Do specialist teams limit the realization of a technology’s full potential?
Step into any weekly status update meeting where the topic is chip design verification, especially if formal verification is on the agenda, and it’s clear the verification department is moving much like traditional corporate environments. That is, there are generalists with loads of knowledge about many different verification tools and techniques and then there are specialists or experts who have a deep understanding of one particular tool.
The differences between the two are striking. Verification generalists continue to hold sway on the verification flow and tend to have experience with simulation and the Universal Verification Methodology (UVM), for example. A more specialized group of experts proficient in formal, as well as emulation and FPGA prototyping, and those with skills to handle the emerging area of system-level verification, are deployed when and wherever they are needed. These experts may be consultants, but larger companies can and do employ expert groups capable of tackling tough challenges ready-made for formal verification, emulation or portable stimulus.
The trend is real and could be driven by standards developments in verification, which include efforts by Accellera’s Portable Stimulus Working Group. Many new innovations tend to start life being hard and complex to use but invaluable in the hands of an expert user who took the time to learn their intricacies.
Hence, the move to a specialized skillset is a career choice and not necessarily a knock against a generalist who would prefer to know about a range of verification tools. While all of us tend to specialize in something that captures our attention, say computer science or electrical engineering, a specialist takes a deeper dive into one area of interest. In the old corporate hierarchy, there were line managers and staff, generalists and specialists dotting each division. While line and staff careers seem outmoded, generalists and specialists are alive and well in all sorts of environments, including the semiconductor industry.
The specialist and generalist designations also suggest a maturation of the design verification flow and the tools integrated into it. Ultimately, both have a significant effect on tool development and adoption, and incorporating a methodology into a design verification flow. Verification generalists and specialists together are expanding use models for formal verification and emulation, leading to increased adoption. They’re offering feedback to verification tool vendors for new, more robust product features as well.
Is there a problem with this? Maybe.
Looking at the example of formal verification, this technology has found its way into mainstream flows through “apps” where the entire use model is automated and the product focused on specific high-value verification functions. This is great! Formal is applied manually as well through the use of hand-written assertions. Often, this task is left to specialist formal users, creating an apparently independent group within companies, who may be applied to different projects.

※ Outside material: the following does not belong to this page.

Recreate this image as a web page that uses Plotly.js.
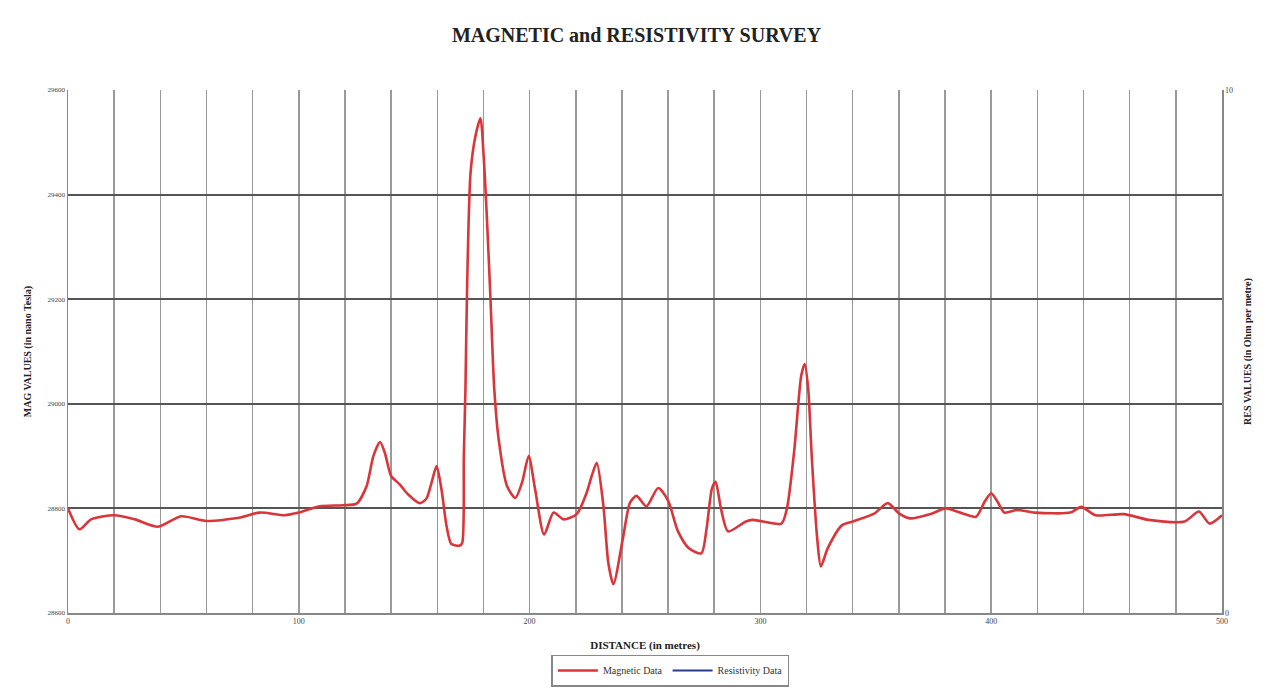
<!DOCTYPE html>
<html>
<head>
<meta charset="utf-8">
<script src="https://cdn.plot.ly/plotly-3.0.1.min.js"></script>
<style>html,body{margin:0;padding:0;background:#fff;}#chart{width:1273px;height:698px;}</style>
</head>
<body>
<div id="chart"></div>
<script>
// Distance along the survey line (metres)
const distance = [0,5,10,20,29,39,49,60,74,83,94,100,109,119,125,129.4,132.3,135.2,137.3,140,143.7,147.3,152.3,155.2,157.5,159.7,161.8,164,166.1,169.7,170.8,171.5,172.2,172.9,174.4,176.5,178.7,180.1,181.6,183,184.7,186.6,190.2,193.8,196.7,199.6,202.4,206.3,210.4,214.7,220.4,224.7,226.9,229.1,232,234.1,236.3,240.6,243.5,246.3,250.6,255.7,260,264.3,269,274.4,276.7,279,280.6,282.9,286,293.7,296.8,309.1,311.5,314.6,317.7,319.2,320.7,322.3,324.6,326.2,329.2,335.4,340,349.3,355.2,360.2,364.8,374.1,380.2,388,393.4,397.2,400,402.7,405.7,411.2,418.9,434.3,439,445.2,457.5,468.3,483.8,490,494.6,500];
// Magnetic readings (nano Tesla)
const magneticValues = [28800,28760,28779,28787,28779,28765,28785,28776,28782,28792,28787,28792,28804,28806,28809,28843,28900,28927,28906,28862,28846,28827,28810,28818,28849,28881,28837,28767,28732,28729,28734,28900,29027,29218,29441,29511,29546,29473,29346,29206,29027,28932,28843,28820,28849,28900,28836,28750,28792,28779,28789,28830,28862,28887,28804,28696,28655,28747,28811,28824,28804,28839,28815,28756,28724,28714,28762,28838,28851,28800,28756,28775,28778,28771,28800,28908,29054,29076,29029,28895,28743,28689,28724,28768,28775,28790,28810,28790,28781,28790,28800,28790,28784,28813,28829,28813,28792,28797,28792,28792,28803,28787,28789,28778,28775,28794,28771,28787];
// Resistivity readings (Ohm per metre) - none plotted in the reference
const resistivityDistance = [null];
const resistivityValues = [null];

const xTickVals = [];
const xTickText = [];
for (let v = 0; v <= 500; v += 20) { xTickVals.push(v); xTickText.push(v % 100 === 0 ? String(v) : ''); }
const magTicks = [28600,28800,29000,29200,29400,29600];
const magTickText = ['28600','28800','29000','29200','29400','29600'];
const resTicks = [0,10];

const serif = 'Liberation Serif, Times New Roman, serif';

const traces = [
  {x: distance, y: magneticValues, type: 'scatter', mode: 'lines', name: 'Magnetic Data',
   line: {color: '#d8363a', width: 2.6, shape: 'spline', smoothing: 0.7}},
  {x: resistivityDistance, y: resistivityValues, type: 'scatter', mode: 'lines', name: 'Resistivity Data',
   yaxis: 'y2', line: {color: '#2b3a8c', width: 2}}
];

const layout = {
  width: 1273, height: 698,
  margin: {l: 68, r: 51, t: 90, b: 81},
  paper_bgcolor: '#ffffff', plot_bgcolor: '#ffffff',
  font: {family: serif, color: '#222'},
  title: {text: '<b>MAGNETIC and RESISTIVITY SURVEY</b>', font: {family: serif, size: 20, color: '#222'},
          x: 0.5, xanchor: 'center', y: 0.95, yanchor: 'middle', yref: 'container'},
  showlegend: true,
  legend: {orientation: 'h', x: 0.522, xanchor: 'center', y: -0.11, yanchor: 'middle',
           bordercolor: '#888', borderwidth: 1.5, font: {family: serif, size: 10, color: '#333'},
           itemwidth: 40},
  xaxis: {range: [0, 500], tickmode: 'array', tickvals: xTickVals, ticktext: xTickText,
          showgrid: true, gridcolor: '#9a9a9a', gridwidth: 1.5, zeroline: false,
          showline: true, linecolor: '#888', linewidth: 1.5, mirror: false,
          tickfont: {family: serif, size: 8, color: '#444'}, ticks: '',
          title: {text: '<b>DISTANCE (in metres)</b>', font: {family: serif, size: 11, color: '#222'}, standoff: 16}},
  yaxis: {range: [28600, 29600], tickmode: 'array', tickvals: magTicks, ticktext: magTickText,
          showgrid: true, gridcolor: '#555555', gridwidth: 2, zeroline: false,
          showline: true, linecolor: '#888', linewidth: 1.5,
          tickfont: {family: serif, size: 7, color: '#444'}, ticks: '',
          title: {text: '<b>MAG VALUES (in nano Tesla)</b>', font: {family: serif, size: 10, color: '#222'}, standoff: 14}},
  yaxis2: {range: [0, 10], overlaying: 'y', side: 'right', tickmode: 'array', tickvals: resTicks,
           showgrid: false, zeroline: false, showline: true, linecolor: '#888', linewidth: 1.5,
           tickfont: {family: serif, size: 8, color: '#444'}, ticks: '',
           title: {text: '<b>RES VALUES (in Ohm per metre)</b>', font: {family: serif, size: 10, color: '#222'}, standoff: 12}}
};

Plotly.newPlot('chart', traces, layout, {displayModeBar: false, staticPlot: true});
</script>
</body>
</html>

The emergence of these teams, while providing a valuable function, can also limit the proliferation of technology. Generalist engineers rely on them rather than exploring the use of the technology for themselves. This, in turn, has a limiting factor on the growth of the technology and the realization of its full potential as an alternative to simulation.
The idea of a specialist is not new and, in fact, it could be argued that the notion of separate verification teams was driven by emerging specialists in testbench automation approaches. Is it possible that the same might happen for formal and other verification technologies? My sense is that it will require a catalyst of some sort, maybe an easing of the assertion authoring process, coupled with an increase in demand for the approach, maybe driven by more extreme requirements. We will see.
In the meantime, look after your formal experts; their value will only increase with design complexity.